With Australia’s prime minister highlighting the growing use of electric vehicles (EVs) as a key component of the nation’s push to reach zero carbon emissions by 2050, there has recently been a serious focus on where the country is placed with regard to critical minerals and the infrastructure needed to support those ambitions.
On the back of the COP26 meeting in Glasgow, the Australian government newly released its first national “Future Fuels and Vehicles Strategy” backed by an expanded A$250M Future Fuels Fund investment.
In a recent media release, Prime Minister Scott Morrison declared the Future Fuels and Vehicles Strategy delivers on the government’s “Long-Term Emissions Reduction Plan”, which provides an Australian way to achieving net zero emissions by 2050.
The technology-led strategy will see the government work with industry to enhance consumer choice, create jobs, and reduce emissions in Australia’s transport sector.
According to the government, its technology-led approach is already helping to enhance consumer and industry confidence in new EVs.
“In the last eight months there has been a 20% increase in the number of low emissions vehicle models available in Australia.

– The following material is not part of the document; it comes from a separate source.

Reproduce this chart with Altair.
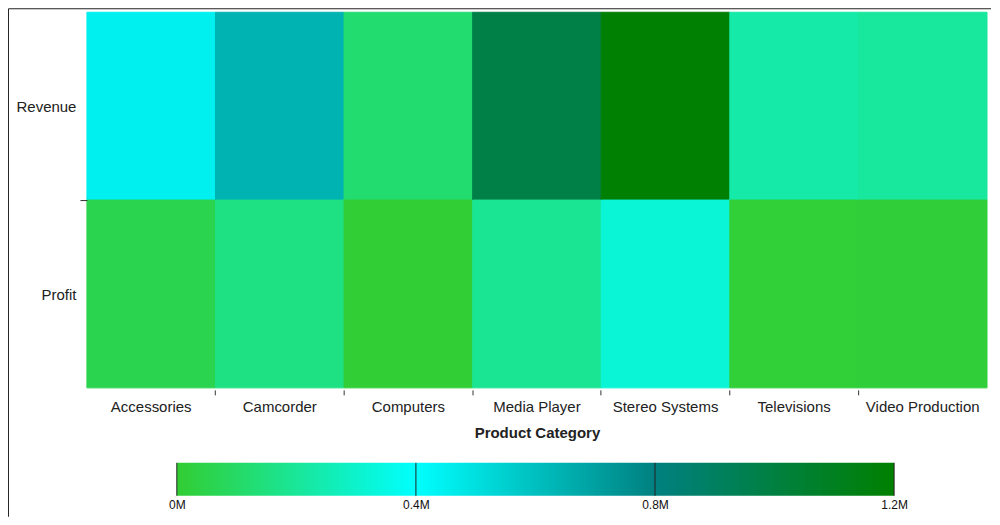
import altair as alt
import pandas as pd

categories = ["Accessories", "Camcorder", "Computers", "Media Player",
              "Stereo Systems", "Televisions", "Video Production"]
measures = ["Revenue", "Profit"]
revenue = [450000, 640000, 120000, 980000, 1190000, 230000, 210000]
profit = [55000, 160000, 8000, 190000, 320000, 12000, 15000]

color_stops = [0, 400000, 800000, 1200000]
color_range = ["#32CD32", "#00FFFF", "#008080", "#008000"]

rows = []
for c, r, p in zip(categories, revenue, profit):
    rows.append({"category": c, "measure": "Revenue", "amount": r})
    rows.append({"category": c, "measure": "Profit", "amount": p})
df = pd.DataFrame(rows)

W, H = 901, 376
FONT = "Liberation Sans"

color_scale = alt.Scale(domain=color_stops, range=color_range, interpolate="rgb")

heat = alt.Chart(df).mark_rect(strokeWidth=1).encode(
    x=alt.X("category:N", sort=categories, title="Product Category",
            scale=alt.Scale(paddingInner=0, paddingOuter=0),
            axis=alt.Axis(labelAngle=0, domain=False, bandPosition=1,
                          tickSize=5, offset=2, labelPadding=5,
                          tickColor={"condition": {"test": "datum.value === 'Video Production'",
                                                   "value": "transparent"}, "value": "#333"},
                          labelFont=FONT, labelFontSize=15, labelColor="#222",
                          titleFont=FONT, titleFontSize=15, titleFontWeight="bold",
                          titleColor="#222", titlePadding=11)),
    y=alt.Y("measure:N", sort=measures, title=None,
            scale=alt.Scale(paddingInner=0, paddingOuter=0),
            axis=alt.Axis(domain=False, bandPosition=1, tickSize=7, labelPadding=4,
                          labelOffset=1,
                          tickColor={"condition": {"test": "datum.value === 'Profit'",
                                                   "value": "transparent"}, "value": "#333"},
                          labelFont=FONT, labelFontSize=15, labelColor="#222")),
    color=alt.Color("amount:Q", scale=color_scale, legend=None),
    stroke=alt.Stroke("amount:Q", scale=color_scale, legend=None),
)

frame_df = pd.DataFrame({"k": [0]})
frame_top = alt.Chart(frame_df).mark_rule(color="#222", strokeWidth=1).encode(
    x=alt.value(-78.5), x2=alt.value(905), y=alt.value(-3.5))
frame_left = alt.Chart(frame_df).mark_rule(color="#222", strokeWidth=1).encode(
    x=alt.value(-78.5), y=alt.value(-3.5), y2=alt.value(505))

top = alt.layer(heat, frame_top, frame_left).properties(width=W, height=H)

cb_df = pd.DataFrame({"start": [color_stops[0]], "end": [color_stops[-1]]})
tick_df = pd.DataFrame({"v": color_stops})
xs = alt.Scale(domain=[color_stops[0], color_stops[-1]], range=[90, 808])

gradient = alt.LinearGradient(
    gradient="linear", x1=0, x2=1, y1=0, y2=0,
    stops=[alt.GradientStop(color=c, offset=o / color_stops[-1])
           for c, o in zip(color_range, color_stops)])

bar = alt.Chart(cb_df).mark_rect(color=gradient).encode(
    x=alt.X("start:Q", scale=xs, title=None,
            axis=alt.Axis(values=color_stops, domain=False, ticks=False, grid=False,
                          labelExpr="datum.value / 1000000 + 'M'",
                          labelFont=FONT, labelFontSize=12, labelColor="#111",
                          labelPadding=4, labelFlush=False, labelOverlap=False)),
    x2="end:Q",
)
rules = alt.Chart(tick_df).mark_rule(color="#222", strokeWidth=1).encode(
    x=alt.X("v:Q", scale=xs))

bottom = alt.layer(bar, rules).properties(width=W, height=33)

chart = alt.vconcat(top, bottom, spacing=75, bounds="flush").properties(
    padding=0
).configure_view(stroke=None)

chart.save("out.html", embed_options={"renderer": "svg", "actions": False})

“Voluntary adoption of electric vehicles is the right pathway for reducing transport emissions over the long term. Stringent standards, bans, or regressive taxes will limit choice and increase the upfront costs of cars for Australians,” Mr Morrison said.
CSIRO study
However, a new report by leading Australian scientific body, the CSIRO, has suggested that trajectories for metals used in EVs may be more complicated than what is currently accepted.
That is according to a new report “Known unknowns: the devil in the details of energy metal demand” and a scenario modelled using the Physical Stocks and Flows Framework (PSFF) tool.
The report used the bespoke tool to look at three EV battery metals (cobalt, lithium, and nickel) under three different EV uptake scenarios.
The CSIRO’s Critical Energy Metals Mission-in-development lead, Dr Jerad Ford, said the PSFF tool uses factors not currently accounted for in traditional forecasts to test the demand and supply assumptions.
“We know that demand for many metals will increase substantially as the world transitions to a low-carbon economy,” Dr Ford said.
“But unsophisticated models based on current supply levels and basic recycling rates lead to many mischaracterizations of the real opportunities in both metal mining and recycling.
“They ignore the dynamics of materials flows on a global scale and the expected changes in underlying technologies.”
Dr Ford said it is commonly assumed that demand for newly mined metals like cobalt and nickel will continue to increase for the foreseeable future, as they are essential for high performance lithium-ion batteries used in EVs.
However, by accounting for additional factors such as changes in battery chemistry, quicker EV uptake, and higher levels of recycling, the PSFF tool suggests that, even within the same scenario, new cobalt demand may have an extremely short demand window before an extended glut. The report also states nickel will peak early then fall back sharply, and lithium will remain stronger for longer before also trailing off in the out years.
“This challenges conventional wisdom that the demand for these battery metals will mirror each other,” Dr Ford said.
RACE for 2030
Another new report says the timing, speed, and extent of the transition to EVs in Australia are still uncertain.
The government funded RACE for 2030 CRC (Cooperative Research Centre) with its partners, Monash University, RMIT University, Curtin University, CSIRO, the University of New South Wales, and the University of Technology Sydney/Institute for Sustainable Futures, recently released report “Electric Vehicles and the Grid”, considers the impact of EV uptake trends, the potential benefits and adverse impacts on the grid and electricity consumers.
It also recommends a research roadmap to maximize the benefits of EVs for end users and the grid to support the energy transition. The team led by Dr Roger Dargaville, from Monash University, developed a concrete research roadmap to ensure Australia is positioned at the forefront of EV-grid integration research and implementation.
“The potential for flexible, responsive charging systems for EVs to help decarbonize Australia faster and cheaper by supporting integration of renewables is vast. However, if that potential is unrealized, electricity costs will increase. RACE for 2030 CRC will ensure the benefits are realized,” said Professor Ariel Liebman, programme leader for RACE for Networks.
Many projections see EVs making up most light passenger vehicle sales in Australia by 2030. However, the range of current uptake scenarios (from 0.5M to 5M) would have vastly different futures for mobility and the grid.
The RACE for 2030 CRC’s report seeks to support a customer-centric EV transition by identifying barriers to vehicle-grid integration and removing them through a world-leading research programme to be funded by the CRC.
This programme will lower energy bills, lower network costs, support electricity system reliability, reduce emissions, and grow employment opportunities in the EV integration technology sector.
“A key focus for RACE for 2030 is integrating EVs (and their batteries) with the electricity supply system and with homes. We will make a significant investment in this strategic challenge over the next 2 to 3 years. This report provides useful guidance on the research priorities for this programme,” Mr Jon Jutsen, CEO of RACE, said.